EXERCISE OBJECTIVE
Print exactly the lines from the first one down to the line containing "(0,0) rectangle (480,384);", both ends included, with no pictures and nothing else.

══════

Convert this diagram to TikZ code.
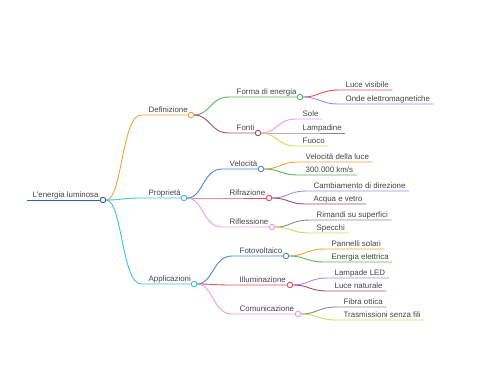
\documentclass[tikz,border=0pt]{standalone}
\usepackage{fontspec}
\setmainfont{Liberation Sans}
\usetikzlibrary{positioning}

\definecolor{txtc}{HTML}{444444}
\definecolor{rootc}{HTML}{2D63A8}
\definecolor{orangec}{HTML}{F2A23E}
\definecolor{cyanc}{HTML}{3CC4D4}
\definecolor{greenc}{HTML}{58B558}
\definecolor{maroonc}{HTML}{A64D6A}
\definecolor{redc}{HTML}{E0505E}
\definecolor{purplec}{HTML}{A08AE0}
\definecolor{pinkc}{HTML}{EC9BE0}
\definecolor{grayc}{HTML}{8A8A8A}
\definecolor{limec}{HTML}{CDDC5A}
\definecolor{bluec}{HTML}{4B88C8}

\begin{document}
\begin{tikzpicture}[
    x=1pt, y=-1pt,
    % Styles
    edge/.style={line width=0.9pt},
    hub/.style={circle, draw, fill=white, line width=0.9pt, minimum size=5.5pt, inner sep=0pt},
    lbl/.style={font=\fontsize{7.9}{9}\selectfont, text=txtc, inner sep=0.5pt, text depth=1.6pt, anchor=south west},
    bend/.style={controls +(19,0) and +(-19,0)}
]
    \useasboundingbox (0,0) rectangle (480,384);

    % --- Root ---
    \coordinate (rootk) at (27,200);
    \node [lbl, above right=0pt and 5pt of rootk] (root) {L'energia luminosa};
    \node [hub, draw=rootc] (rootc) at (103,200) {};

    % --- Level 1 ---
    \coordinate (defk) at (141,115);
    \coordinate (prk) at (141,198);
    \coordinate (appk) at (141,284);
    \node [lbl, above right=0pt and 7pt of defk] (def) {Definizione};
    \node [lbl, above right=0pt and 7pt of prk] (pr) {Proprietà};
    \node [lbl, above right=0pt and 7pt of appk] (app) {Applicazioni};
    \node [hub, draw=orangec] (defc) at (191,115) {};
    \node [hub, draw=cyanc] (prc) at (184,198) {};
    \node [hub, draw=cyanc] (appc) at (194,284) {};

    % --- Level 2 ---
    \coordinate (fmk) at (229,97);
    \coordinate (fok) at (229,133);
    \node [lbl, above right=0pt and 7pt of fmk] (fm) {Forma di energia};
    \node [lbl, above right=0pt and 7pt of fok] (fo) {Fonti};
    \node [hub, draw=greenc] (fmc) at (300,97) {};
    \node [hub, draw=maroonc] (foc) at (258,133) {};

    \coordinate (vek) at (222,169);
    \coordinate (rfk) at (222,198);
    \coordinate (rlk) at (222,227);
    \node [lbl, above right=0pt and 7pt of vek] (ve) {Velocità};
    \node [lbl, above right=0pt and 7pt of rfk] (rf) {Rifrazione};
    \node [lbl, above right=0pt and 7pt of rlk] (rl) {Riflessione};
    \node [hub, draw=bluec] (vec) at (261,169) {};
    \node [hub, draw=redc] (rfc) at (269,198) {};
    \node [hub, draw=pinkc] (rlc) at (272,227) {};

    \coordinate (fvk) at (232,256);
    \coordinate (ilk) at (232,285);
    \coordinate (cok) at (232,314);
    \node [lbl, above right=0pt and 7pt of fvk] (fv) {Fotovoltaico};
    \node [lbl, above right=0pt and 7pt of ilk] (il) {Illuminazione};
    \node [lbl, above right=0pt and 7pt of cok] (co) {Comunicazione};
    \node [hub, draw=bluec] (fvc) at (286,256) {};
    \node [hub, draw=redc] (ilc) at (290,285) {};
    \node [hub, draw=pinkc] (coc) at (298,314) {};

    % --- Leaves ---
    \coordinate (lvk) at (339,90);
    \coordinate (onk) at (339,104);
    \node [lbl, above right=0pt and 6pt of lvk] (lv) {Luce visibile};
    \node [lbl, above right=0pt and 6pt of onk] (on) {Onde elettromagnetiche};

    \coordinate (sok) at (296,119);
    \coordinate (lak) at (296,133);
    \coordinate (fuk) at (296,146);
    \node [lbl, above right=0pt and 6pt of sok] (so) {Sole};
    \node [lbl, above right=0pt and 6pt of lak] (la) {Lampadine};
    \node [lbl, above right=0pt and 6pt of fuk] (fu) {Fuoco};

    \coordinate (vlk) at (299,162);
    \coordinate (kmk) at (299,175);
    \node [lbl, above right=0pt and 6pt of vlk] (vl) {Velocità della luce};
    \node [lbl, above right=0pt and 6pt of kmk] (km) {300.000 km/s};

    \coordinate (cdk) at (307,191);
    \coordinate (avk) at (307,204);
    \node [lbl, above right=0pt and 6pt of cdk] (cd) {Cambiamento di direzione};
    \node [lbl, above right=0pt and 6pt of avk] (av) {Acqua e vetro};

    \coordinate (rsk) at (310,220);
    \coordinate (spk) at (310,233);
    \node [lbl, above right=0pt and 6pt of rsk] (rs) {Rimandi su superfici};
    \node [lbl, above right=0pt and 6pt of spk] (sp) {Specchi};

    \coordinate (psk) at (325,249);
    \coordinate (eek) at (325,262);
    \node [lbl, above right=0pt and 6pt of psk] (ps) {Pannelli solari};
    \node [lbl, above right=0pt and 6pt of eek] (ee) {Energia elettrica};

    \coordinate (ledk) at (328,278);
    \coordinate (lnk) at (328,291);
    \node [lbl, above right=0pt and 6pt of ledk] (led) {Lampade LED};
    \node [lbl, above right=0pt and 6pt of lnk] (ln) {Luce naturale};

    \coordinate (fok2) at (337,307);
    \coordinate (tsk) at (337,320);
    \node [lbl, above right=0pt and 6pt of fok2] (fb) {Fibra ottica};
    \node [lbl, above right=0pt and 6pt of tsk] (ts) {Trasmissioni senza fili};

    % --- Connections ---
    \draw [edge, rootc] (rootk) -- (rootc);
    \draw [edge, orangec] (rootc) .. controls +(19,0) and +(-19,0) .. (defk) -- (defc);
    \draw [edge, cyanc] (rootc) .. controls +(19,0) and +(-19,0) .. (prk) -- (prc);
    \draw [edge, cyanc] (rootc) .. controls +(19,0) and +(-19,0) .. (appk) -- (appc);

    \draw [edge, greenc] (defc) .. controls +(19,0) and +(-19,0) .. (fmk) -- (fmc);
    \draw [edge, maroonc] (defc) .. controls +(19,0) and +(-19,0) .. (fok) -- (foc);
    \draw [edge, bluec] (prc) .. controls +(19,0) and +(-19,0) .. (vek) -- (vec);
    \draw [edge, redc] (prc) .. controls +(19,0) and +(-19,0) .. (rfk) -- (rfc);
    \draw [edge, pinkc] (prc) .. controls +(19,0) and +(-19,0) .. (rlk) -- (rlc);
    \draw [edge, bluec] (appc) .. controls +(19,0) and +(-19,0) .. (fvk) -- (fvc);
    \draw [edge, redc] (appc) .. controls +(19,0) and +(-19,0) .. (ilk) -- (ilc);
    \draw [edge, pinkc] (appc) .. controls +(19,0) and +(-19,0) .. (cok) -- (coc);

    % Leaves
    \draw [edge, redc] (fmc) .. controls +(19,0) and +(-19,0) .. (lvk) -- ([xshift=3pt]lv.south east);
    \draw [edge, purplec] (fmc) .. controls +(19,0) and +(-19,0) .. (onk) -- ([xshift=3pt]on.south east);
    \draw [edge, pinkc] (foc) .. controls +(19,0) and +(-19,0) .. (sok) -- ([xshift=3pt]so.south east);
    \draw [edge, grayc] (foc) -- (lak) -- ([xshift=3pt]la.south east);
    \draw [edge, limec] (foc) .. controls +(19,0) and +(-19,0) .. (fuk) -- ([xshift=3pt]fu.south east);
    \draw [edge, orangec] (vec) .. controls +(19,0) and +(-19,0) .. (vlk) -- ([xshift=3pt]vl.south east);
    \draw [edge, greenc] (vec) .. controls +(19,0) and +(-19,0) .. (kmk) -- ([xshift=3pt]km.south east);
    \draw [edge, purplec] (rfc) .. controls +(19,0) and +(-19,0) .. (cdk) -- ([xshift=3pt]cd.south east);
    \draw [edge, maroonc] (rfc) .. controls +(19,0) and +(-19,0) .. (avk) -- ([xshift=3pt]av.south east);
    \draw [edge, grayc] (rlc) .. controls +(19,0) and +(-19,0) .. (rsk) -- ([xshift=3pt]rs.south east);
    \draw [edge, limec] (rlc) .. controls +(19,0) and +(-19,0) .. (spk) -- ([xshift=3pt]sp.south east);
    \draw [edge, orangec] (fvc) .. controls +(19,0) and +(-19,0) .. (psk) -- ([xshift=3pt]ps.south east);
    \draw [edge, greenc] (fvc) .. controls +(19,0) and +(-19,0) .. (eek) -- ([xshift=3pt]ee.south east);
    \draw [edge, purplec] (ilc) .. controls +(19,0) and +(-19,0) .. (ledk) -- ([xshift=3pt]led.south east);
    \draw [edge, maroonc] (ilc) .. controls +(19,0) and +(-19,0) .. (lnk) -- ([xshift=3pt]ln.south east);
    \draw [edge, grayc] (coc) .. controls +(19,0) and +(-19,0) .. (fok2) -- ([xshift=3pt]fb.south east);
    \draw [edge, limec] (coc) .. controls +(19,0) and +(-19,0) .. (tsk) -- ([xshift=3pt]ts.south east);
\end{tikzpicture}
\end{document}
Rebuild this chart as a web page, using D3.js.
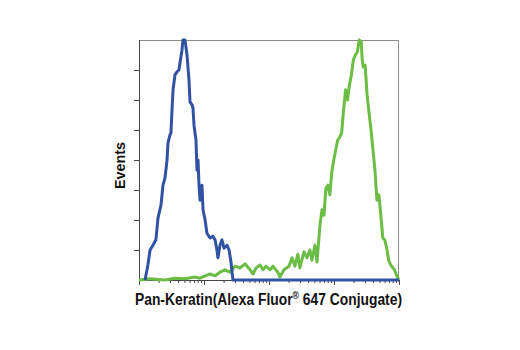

══════

THE OUTPUT
Convert this diagram to TikZ code.
\documentclass[tikz,border=0pt]{standalone}
\usepackage{fontspec}
\setmainfont{Liberation Sans}
\usetikzlibrary{positioning}

\definecolor{txtc}{HTML}{444444}
\definecolor{rootc}{HTML}{2D63A8}
\definecolor{orangec}{HTML}{F2A23E}
\definecolor{cyanc}{HTML}{3CC4D4}
\definecolor{greenc}{HTML}{58B558}
\definecolor{maroonc}{HTML}{A64D6A}
\definecolor{redc}{HTML}{E0505E}
\definecolor{purplec}{HTML}{A08AE0}
\definecolor{pinkc}{HTML}{EC9BE0}
\definecolor{grayc}{HTML}{8A8A8A}
\definecolor{limec}{HTML}{CDDC5A}
\definecolor{bluec}{HTML}{4B88C8}

\begin{document}
\begin{tikzpicture}[
    x=1pt, y=-1pt,
    % Styles
    edge/.style={line width=0.9pt},
    hub/.style={circle, draw, fill=white, line width=0.9pt, minimum size=5.5pt, inner sep=0pt},
    lbl/.style={font=\fontsize{7.9}{9}\selectfont, text=txtc, inner sep=0.5pt, text depth=1.6pt, anchor=south west},
    bend/.style={controls +(19,0) and +(-19,0)}
]
    \useasboundingbox (0,0) rectangle (480,384);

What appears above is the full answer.